Start of AVAILABLE DATA
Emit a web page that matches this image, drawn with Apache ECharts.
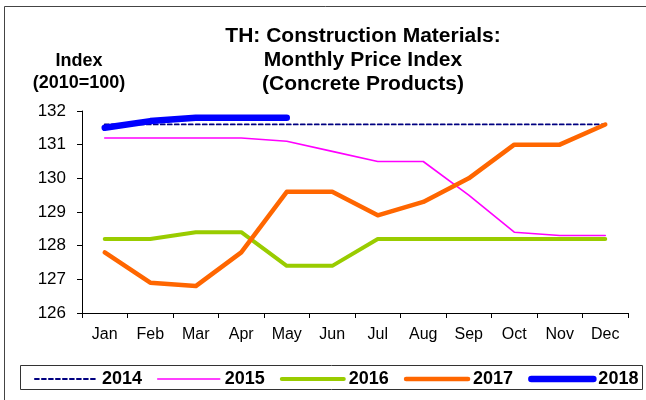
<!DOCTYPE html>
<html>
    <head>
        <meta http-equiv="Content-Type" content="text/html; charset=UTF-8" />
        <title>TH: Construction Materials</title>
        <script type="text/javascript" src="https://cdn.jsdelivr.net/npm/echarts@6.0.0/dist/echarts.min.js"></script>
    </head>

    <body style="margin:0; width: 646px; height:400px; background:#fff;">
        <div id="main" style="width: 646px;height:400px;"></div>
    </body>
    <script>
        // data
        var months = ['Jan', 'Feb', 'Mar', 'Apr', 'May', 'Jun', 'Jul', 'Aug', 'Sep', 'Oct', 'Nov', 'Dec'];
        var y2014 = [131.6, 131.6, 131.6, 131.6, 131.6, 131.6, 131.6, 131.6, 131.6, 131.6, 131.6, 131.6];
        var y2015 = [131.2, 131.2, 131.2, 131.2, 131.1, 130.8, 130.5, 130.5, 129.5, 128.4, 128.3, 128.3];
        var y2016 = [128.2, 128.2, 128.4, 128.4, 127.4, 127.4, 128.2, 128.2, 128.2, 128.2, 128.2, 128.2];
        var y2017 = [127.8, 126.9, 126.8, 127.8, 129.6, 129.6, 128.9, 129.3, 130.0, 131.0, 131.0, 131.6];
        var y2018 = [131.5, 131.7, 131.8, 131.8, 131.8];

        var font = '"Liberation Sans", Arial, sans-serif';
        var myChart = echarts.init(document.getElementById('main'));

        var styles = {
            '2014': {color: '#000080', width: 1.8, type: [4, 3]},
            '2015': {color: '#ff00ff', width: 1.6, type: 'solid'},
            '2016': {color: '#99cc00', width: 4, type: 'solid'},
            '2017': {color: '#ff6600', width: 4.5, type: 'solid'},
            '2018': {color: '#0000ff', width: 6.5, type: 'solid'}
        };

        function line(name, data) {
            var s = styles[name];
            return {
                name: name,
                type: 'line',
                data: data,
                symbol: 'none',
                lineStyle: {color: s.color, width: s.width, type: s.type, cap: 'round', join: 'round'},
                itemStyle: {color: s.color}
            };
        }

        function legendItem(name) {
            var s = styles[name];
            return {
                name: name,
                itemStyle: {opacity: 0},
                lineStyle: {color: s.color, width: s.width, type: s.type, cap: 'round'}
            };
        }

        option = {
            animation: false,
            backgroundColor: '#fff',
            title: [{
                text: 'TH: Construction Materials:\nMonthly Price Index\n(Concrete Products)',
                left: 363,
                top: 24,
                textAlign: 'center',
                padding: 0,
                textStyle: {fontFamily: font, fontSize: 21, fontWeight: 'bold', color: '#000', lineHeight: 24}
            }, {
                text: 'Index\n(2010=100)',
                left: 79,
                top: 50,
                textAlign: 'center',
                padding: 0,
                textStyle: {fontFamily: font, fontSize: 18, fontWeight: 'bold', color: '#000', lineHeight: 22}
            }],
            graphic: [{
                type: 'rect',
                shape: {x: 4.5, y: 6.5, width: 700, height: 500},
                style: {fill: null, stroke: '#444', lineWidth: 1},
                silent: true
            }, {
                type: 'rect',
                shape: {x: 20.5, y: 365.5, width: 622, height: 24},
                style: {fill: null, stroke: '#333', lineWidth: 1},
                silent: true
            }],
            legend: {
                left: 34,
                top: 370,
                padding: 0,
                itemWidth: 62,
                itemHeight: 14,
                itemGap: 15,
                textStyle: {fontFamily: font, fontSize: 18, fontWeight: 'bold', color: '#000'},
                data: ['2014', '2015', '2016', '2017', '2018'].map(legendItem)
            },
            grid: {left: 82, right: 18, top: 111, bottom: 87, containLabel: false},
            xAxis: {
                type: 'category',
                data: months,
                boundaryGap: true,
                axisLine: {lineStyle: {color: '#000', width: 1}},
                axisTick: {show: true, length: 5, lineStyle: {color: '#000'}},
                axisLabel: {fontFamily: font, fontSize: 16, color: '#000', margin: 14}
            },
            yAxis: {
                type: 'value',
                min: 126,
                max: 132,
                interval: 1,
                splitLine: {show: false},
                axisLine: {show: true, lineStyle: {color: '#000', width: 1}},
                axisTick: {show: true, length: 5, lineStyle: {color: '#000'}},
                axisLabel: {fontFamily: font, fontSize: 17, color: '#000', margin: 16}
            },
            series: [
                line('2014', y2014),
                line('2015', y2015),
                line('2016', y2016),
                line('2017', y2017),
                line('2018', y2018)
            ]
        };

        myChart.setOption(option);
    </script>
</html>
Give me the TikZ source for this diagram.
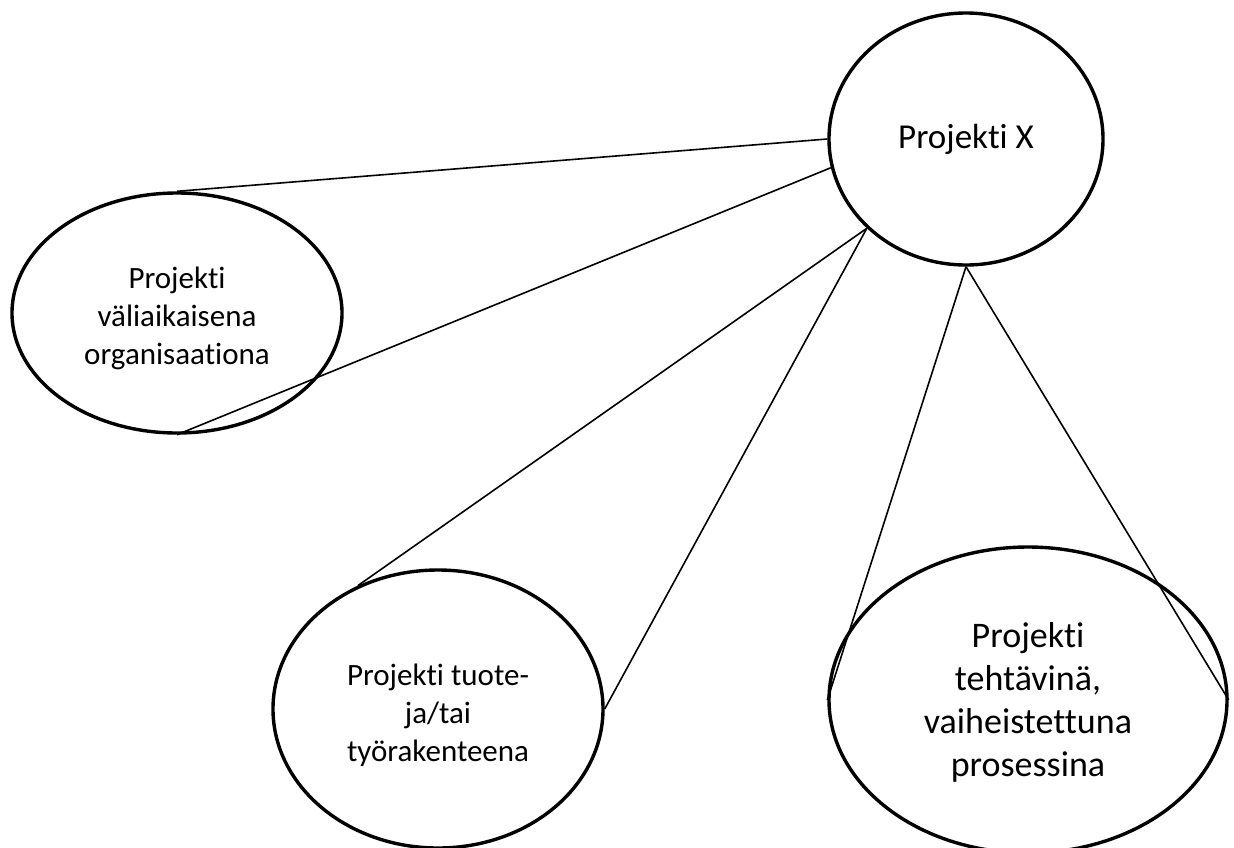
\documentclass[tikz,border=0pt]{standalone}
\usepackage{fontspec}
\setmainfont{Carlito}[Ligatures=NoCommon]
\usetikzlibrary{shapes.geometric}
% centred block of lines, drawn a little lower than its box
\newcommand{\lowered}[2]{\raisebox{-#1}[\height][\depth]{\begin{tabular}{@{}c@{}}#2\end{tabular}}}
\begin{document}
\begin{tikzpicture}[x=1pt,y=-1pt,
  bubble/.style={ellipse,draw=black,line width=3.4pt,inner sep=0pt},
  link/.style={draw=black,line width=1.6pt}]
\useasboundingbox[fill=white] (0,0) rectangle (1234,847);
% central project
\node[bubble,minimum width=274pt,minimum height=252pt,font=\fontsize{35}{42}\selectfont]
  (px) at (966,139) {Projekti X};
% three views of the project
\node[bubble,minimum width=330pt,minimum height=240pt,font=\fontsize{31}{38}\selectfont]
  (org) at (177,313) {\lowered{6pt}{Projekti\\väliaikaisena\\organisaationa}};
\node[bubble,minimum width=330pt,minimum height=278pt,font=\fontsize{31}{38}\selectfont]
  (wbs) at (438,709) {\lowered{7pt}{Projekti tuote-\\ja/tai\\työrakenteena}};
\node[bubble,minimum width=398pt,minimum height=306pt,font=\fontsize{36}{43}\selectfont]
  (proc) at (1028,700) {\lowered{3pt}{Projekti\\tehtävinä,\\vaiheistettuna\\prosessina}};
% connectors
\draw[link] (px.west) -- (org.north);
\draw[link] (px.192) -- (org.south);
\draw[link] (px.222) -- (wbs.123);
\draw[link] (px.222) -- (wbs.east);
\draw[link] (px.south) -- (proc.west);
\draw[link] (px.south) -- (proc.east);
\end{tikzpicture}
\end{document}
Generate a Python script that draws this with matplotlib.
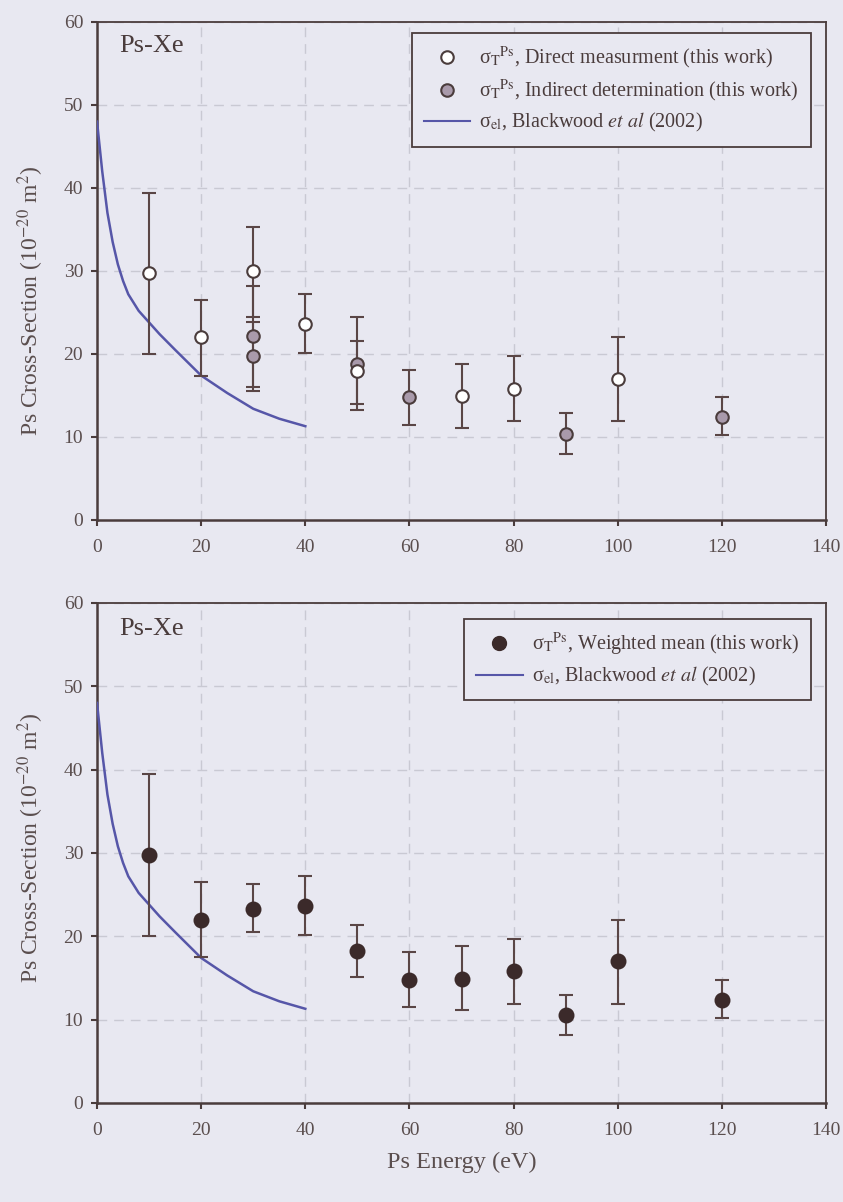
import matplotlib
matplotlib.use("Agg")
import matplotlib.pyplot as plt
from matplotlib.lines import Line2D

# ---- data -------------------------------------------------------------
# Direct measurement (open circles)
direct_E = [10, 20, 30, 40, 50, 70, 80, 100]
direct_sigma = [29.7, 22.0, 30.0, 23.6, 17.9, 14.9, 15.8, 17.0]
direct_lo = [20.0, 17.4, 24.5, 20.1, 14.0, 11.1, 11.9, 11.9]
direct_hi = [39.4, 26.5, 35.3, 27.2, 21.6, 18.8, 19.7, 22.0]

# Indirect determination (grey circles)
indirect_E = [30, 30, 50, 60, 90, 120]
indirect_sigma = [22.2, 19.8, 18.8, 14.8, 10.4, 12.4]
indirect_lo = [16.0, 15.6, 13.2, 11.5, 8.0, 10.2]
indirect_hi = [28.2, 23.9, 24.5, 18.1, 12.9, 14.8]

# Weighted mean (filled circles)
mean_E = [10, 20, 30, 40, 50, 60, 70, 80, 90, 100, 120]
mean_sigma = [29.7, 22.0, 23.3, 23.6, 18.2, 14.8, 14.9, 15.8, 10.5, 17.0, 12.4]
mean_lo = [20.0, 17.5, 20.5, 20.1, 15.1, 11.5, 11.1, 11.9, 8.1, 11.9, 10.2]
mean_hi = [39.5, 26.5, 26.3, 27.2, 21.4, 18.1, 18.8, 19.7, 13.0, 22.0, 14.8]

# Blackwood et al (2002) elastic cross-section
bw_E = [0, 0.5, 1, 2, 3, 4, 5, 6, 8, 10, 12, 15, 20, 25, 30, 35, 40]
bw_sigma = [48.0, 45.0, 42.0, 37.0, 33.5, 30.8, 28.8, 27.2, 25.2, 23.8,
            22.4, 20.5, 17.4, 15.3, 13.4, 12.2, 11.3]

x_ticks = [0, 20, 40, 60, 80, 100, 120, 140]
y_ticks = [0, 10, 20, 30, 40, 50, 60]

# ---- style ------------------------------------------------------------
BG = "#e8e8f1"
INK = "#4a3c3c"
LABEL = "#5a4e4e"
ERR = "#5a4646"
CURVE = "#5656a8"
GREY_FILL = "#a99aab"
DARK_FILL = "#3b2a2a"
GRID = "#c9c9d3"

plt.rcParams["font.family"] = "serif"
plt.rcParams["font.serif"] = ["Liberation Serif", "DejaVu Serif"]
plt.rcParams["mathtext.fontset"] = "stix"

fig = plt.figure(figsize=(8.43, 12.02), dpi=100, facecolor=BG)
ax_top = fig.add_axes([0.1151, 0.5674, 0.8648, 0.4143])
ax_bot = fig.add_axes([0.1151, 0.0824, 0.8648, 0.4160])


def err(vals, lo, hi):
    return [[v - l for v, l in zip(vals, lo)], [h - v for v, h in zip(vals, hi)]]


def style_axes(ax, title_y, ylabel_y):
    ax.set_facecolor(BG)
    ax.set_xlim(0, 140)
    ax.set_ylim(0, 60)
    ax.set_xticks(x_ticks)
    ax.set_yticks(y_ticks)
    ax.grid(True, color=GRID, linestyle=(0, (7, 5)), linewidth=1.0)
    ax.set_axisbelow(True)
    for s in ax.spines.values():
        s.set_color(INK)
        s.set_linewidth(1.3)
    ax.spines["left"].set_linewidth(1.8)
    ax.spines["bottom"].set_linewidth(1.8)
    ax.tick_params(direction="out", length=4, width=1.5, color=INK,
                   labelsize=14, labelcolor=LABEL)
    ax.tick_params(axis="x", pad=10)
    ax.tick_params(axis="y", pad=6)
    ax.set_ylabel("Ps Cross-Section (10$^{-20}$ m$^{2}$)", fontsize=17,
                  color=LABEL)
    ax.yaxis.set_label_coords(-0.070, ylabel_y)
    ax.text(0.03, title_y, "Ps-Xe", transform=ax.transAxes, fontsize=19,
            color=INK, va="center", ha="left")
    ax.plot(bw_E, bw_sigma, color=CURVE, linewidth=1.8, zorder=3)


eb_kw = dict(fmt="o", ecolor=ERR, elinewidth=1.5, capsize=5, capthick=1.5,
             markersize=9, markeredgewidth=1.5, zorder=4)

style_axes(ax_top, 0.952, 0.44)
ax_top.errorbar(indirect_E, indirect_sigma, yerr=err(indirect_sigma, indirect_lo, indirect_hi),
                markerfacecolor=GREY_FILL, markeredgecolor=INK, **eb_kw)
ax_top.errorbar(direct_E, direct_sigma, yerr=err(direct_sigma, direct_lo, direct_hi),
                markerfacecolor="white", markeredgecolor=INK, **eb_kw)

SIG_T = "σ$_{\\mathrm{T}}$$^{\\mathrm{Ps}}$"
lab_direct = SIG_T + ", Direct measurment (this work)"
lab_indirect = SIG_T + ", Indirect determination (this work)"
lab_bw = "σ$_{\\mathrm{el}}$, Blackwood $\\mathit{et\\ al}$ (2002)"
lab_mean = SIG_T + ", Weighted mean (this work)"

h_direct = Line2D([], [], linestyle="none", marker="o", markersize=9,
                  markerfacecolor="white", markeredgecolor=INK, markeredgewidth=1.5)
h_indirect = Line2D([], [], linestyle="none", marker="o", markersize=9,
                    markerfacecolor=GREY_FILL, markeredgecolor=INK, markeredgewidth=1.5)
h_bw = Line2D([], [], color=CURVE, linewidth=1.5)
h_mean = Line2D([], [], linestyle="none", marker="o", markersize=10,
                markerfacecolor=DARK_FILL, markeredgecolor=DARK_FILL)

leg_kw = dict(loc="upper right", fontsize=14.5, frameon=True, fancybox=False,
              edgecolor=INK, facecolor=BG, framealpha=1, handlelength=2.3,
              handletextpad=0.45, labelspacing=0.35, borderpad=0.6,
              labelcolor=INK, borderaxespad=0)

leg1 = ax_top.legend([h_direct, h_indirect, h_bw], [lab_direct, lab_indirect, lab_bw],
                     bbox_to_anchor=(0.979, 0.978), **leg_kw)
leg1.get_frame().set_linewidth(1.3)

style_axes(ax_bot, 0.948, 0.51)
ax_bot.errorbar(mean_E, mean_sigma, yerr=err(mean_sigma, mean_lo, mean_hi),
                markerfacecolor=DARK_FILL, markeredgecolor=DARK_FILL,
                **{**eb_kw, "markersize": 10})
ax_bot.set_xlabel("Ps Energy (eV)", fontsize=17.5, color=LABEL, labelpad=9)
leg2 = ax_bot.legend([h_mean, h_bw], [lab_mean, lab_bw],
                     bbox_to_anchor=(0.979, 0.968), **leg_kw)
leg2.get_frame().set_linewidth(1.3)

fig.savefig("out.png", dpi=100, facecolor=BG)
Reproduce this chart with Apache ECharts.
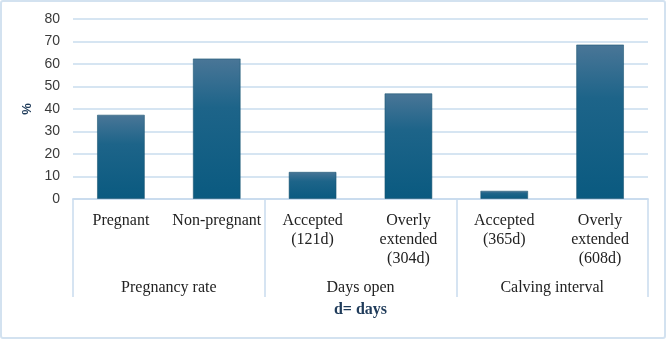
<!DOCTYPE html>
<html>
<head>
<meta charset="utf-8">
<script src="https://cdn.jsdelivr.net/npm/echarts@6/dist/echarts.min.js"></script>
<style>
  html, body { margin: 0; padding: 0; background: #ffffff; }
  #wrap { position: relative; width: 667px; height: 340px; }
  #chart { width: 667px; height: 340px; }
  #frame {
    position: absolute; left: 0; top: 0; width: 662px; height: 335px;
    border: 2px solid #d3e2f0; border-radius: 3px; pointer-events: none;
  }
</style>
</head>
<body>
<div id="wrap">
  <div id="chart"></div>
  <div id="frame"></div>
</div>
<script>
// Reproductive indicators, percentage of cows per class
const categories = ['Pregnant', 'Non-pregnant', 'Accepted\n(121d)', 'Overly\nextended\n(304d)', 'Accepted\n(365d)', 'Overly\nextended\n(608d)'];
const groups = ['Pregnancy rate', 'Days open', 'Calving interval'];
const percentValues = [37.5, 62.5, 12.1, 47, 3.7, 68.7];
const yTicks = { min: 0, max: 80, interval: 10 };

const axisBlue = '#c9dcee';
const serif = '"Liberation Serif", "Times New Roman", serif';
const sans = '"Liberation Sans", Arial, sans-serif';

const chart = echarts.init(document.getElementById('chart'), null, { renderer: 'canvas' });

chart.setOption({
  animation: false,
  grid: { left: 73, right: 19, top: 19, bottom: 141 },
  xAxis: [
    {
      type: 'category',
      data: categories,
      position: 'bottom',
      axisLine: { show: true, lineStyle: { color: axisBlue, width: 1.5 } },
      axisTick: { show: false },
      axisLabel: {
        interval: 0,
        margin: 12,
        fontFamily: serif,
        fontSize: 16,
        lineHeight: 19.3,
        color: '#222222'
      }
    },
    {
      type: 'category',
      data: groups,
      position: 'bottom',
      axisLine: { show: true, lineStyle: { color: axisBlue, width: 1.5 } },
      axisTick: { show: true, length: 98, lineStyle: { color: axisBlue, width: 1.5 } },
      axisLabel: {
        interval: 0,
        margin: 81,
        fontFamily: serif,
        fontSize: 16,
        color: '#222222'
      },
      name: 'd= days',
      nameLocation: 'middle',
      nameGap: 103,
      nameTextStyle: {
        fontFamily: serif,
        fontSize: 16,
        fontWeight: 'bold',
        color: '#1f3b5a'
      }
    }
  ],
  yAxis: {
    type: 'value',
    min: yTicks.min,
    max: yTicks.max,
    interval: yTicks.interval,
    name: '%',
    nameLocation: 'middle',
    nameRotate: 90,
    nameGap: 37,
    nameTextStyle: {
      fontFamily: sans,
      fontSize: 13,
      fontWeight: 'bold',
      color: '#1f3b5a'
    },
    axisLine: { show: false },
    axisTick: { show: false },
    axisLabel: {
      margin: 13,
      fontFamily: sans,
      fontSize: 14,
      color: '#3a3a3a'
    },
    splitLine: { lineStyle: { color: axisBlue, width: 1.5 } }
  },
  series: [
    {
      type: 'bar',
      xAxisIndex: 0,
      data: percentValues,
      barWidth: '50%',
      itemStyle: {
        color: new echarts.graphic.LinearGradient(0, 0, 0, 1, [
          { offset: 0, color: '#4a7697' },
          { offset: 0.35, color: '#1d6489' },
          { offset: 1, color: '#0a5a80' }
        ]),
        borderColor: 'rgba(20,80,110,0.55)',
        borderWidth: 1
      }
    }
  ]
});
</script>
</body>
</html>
End of AVAILABLE DATA
YOUR INSTRUCTIONS:
Quote the records above exactly, from the first line through the line containing "var myChart = echarts.init(document.getElementById('main'));", and leave out the pictures.

RESPONSE BELOW:
Emit a web page that matches this image, drawn with Apache ECharts.
<!DOCTYPE html>
<html>
    <head>
        <meta http-equiv="Content-Type" content="text/html; charset=UTF-8" />
        <title>TH: Construction Materials</title>
        <script type="text/javascript" src="https://cdn.jsdelivr.net/npm/echarts@6.0.0/dist/echarts.min.js"></script>
    </head>

    <body style="margin:0; width: 646px; height:400px; background:#fff;">
        <div id="main" style="width: 646px;height:400px;"></div>
    </body>
    <script>
        // data
        var months = ['Jan', 'Feb', 'Mar', 'Apr', 'May', 'Jun', 'Jul', 'Aug', 'Sep', 'Oct', 'Nov', 'Dec'];
        var y2014 = [131.6, 131.6, 131.6, 131.6, 131.6, 131.6, 131.6, 131.6, 131.6, 131.6, 131.6, 131.6];
        var y2015 = [131.2, 131.2, 131.2, 131.2, 131.1, 130.8, 130.5, 130.5, 129.5, 128.4, 128.3, 128.3];
        var y2016 = [128.2, 128.2, 128.4, 128.4, 127.4, 127.4, 128.2, 128.2, 128.2, 128.2, 128.2, 128.2];
        var y2017 = [127.8, 126.9, 126.8, 127.8, 129.6, 129.6, 128.9, 129.3, 130.0, 131.0, 131.0, 131.6];
        var y2018 = [131.5, 131.7, 131.8, 131.8, 131.8];

        var font = '"Liberation Sans", Arial, sans-serif';
        var myChart = echarts.init(document.getElementById('main'));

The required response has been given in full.